Work to do:
Begin with the first line below and retype each line exactly through the line containing "(2pt,-345.8pt) rectangle (476.3pt,-639.5pt);". Any pictures are to be left out.

Dataset section:
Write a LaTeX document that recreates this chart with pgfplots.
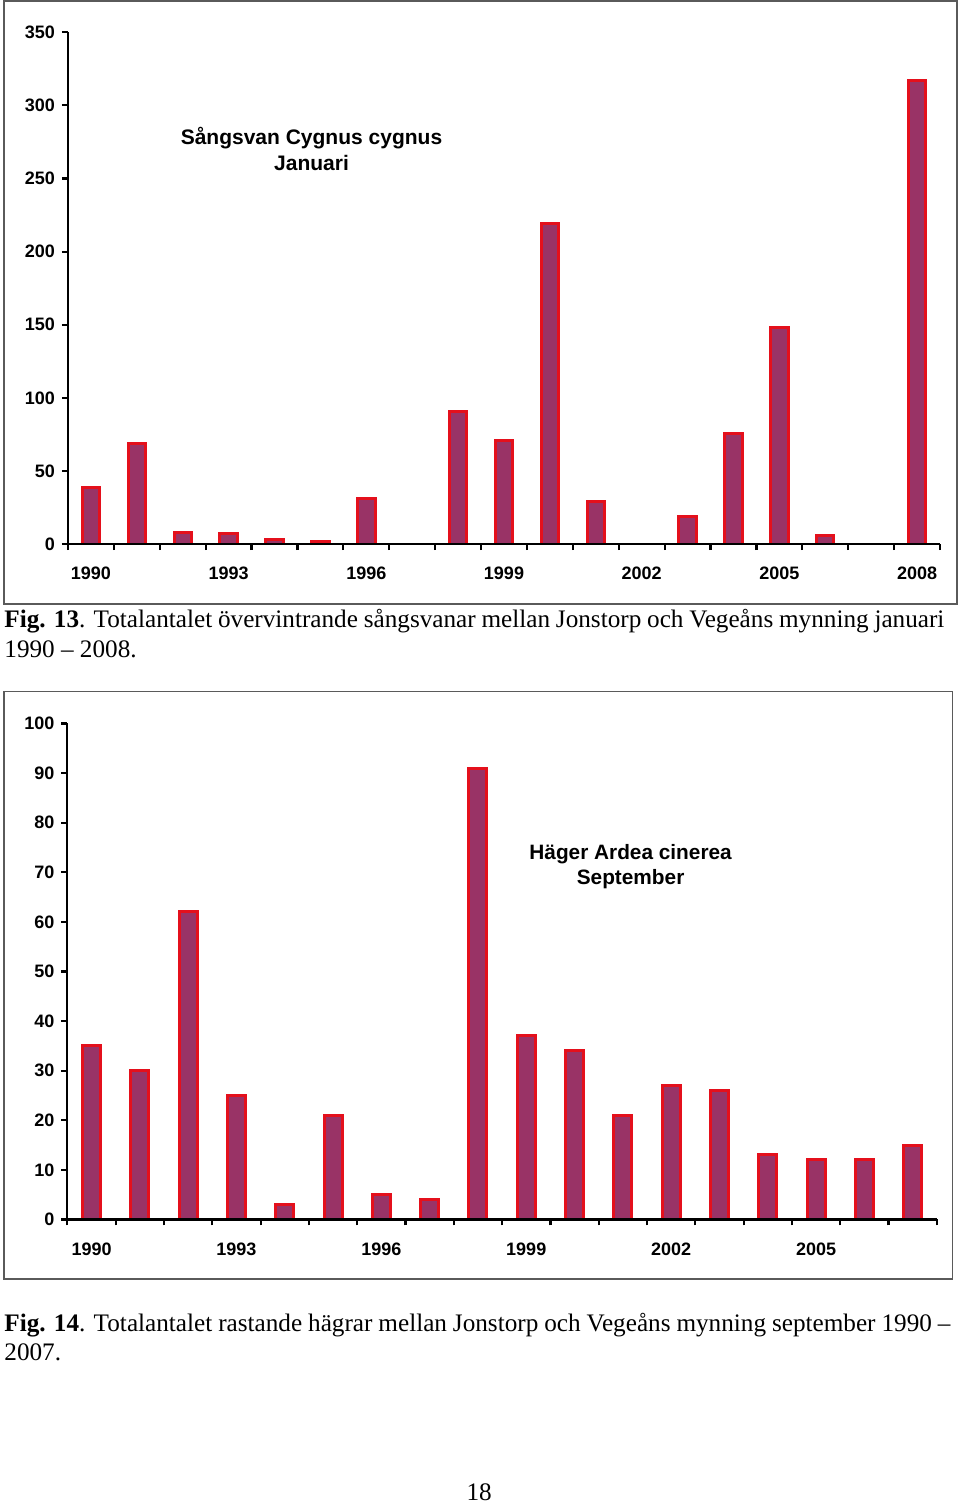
\documentclass[border=0pt]{standalone}
\usepackage{fontspec}
\setmainfont{Liberation Serif}
\newfontfamily\arialfont{Liberation Sans}
\usepackage{pgfplots}
\pgfplotsset{compat=1.18}
\definecolor{barfill}{RGB}{153,51,102}
\definecolor{barline}{RGB}{228,16,28}
\definecolor{framegray}{RGB}{90,90,90}
\pgfplotsset{
  birdbar/.style={
    scale only axis,
    axis on top,
    axis lines*=left,
    axis line style={line width=1.1pt, black},
    ymin=0,
    tick align=outside,
    major tick length=3pt,
    minor tick length=3pt,
    tick style={line width=1.1pt, black},
    major x tick style={draw=none},
    ticklabel style={font=\arialfont\bfseries\fontsize{9}{10}\selectfont},
    xticklabel style={yshift=-5pt},
    /pgf/number format/assume math mode=true,
    ybar,
  },
  birdplot/.style={fill=barfill, draw=barline, line width=1.5pt},
}
\begin{document}
\begin{tikzpicture}
\useasboundingbox (0,0) rectangle (480pt,-753pt);
% frames
\draw[framegray, line width=0.8pt] (2pt,-0.6pt) rectangle (478.6pt,-302pt);
\draw[framegray, line width=0.8pt] (2pt,-345.8pt) rectangle (476.3pt,-639.5pt);

% Fig 13
\begin{axis}[birdbar,
  at={(34pt,-272.1pt)}, anchor=south west,
  width=436pt, height=256pt,
  xmin=-0.5, xmax=18.5, ymax=350,
  ytick={0,50,...,350},
  xtick={0,3,...,18},
  xticklabels={1990,1993,1996,1999,2002,2005,2008},
  minor xtick={-0.5,0.5,...,18.5},
  bar width=8.7pt,
]
\addplot[birdplot] coordinates {(0,39)(1,69)(2,8)(3,7)(4,3)(5,2)(6,31)(7,0)(8,91)(9,71)(10,219)(11,29)(12,0)(13,19)(14,76)(15,148)(16,6)(17,0)(18,317)};
\end{axis}
\node[anchor=base, font=\arialfont\bfseries\fontsize{10.5}{12}\selectfont] at (155.75pt,-72.1pt) {Sångsvan Cygnus cygnus};
\node[anchor=base, font=\arialfont\bfseries\fontsize{10.5}{12}\selectfont] at (155.75pt,-85.4pt) {Januari};

\node[anchor=base west, inner sep=0pt, font=\fontsize{12.6}{14}\selectfont] at (2pt,-313.9pt) {\makebox[470pt][s]{\textbf{Fig. 13}. Totalantalet övervintrande sångsvanar mellan Jonstorp och Vegeåns mynning januari}};
\node[anchor=base west, inner sep=0pt, font=\fontsize{12.6}{14}\selectfont] at (2pt,-328.5pt) {1990 – 2008.};

% Fig 14
\begin{axis}[birdbar,
  at={(33.7pt,-609.7pt)}, anchor=south west,
  width=434.7pt, height=248pt,
  xmin=-0.5, xmax=17.5, ymax=100,
  ytick={0,10,...,100},
  xtick={0,3,...,15},
  xticklabels={1990,1993,1996,1999,2002,2005},
  minor xtick={-0.5,0.5,...,17.5},
  bar width=9pt,
]
\addplot[birdplot] coordinates {(0,35)(1,30)(2,62)(3,25)(4,3)(5,21)(6,5)(7,4)(8,91)(9,37)(10,34)(11,21)(12,27)(13,26)(14,13)(15,12)(16,12)(17,15)};
\end{axis}
\node[anchor=base, font=\arialfont\bfseries\fontsize{10.4}{12}\selectfont] at (315.3pt,-429.6pt) {Häger Ardea cinerea};
\node[anchor=base, font=\arialfont\bfseries\fontsize{10.4}{12}\selectfont] at (315.3pt,-442.4pt) {September};

\node[anchor=base west, inner sep=0pt, font=\fontsize{12.6}{14}\selectfont] at (2pt,-665.5pt) {\makebox[473pt][s]{\textbf{Fig. 14}. Totalantalet rastande hägrar mellan Jonstorp och Vegeåns mynning september 1990 –}};
\node[anchor=base west, inner sep=0pt, font=\fontsize{12.6}{14}\selectfont] at (2pt,-680pt) {2007.};

\node[anchor=base, inner sep=0pt, font=\fontsize{12.6}{14}\selectfont] at (239.6pt,-750pt) {18};
\end{tikzpicture}
\end{document}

Solved exercise:
Write a LaTeX document that recreates this chart with pgfplots.
\documentclass[border=0pt]{standalone}
\usepackage{fontspec}
\setmainfont{Liberation Serif}
\newfontfamily\arialfont{Liberation Sans}
\usepackage{pgfplots}
\pgfplotsset{compat=1.18}
\definecolor{barfill}{RGB}{153,51,102}
\definecolor{barline}{RGB}{228,16,28}
\definecolor{framegray}{RGB}{90,90,90}
\pgfplotsset{
  birdbar/.style={
    scale only axis,
    axis on top,
    axis lines*=left,
    axis line style={line width=1.1pt, black},
    ymin=0,
    tick align=outside,
    major tick length=3pt,
    minor tick length=3pt,
    tick style={line width=1.1pt, black},
    major x tick style={draw=none},
    ticklabel style={font=\arialfont\bfseries\fontsize{9}{10}\selectfont},
    xticklabel style={yshift=-5pt},
    /pgf/number format/assume math mode=true,
    ybar,
  },
  birdplot/.style={fill=barfill, draw=barline, line width=1.5pt},
}
\begin{document}
\begin{tikzpicture}
\useasboundingbox (0,0) rectangle (480pt,-753pt);
% frames
\draw[framegray, line width=0.8pt] (2pt,-0.6pt) rectangle (478.6pt,-302pt);
\draw[framegray, line width=0.8pt] (2pt,-345.8pt) rectangle (476.3pt,-639.5pt);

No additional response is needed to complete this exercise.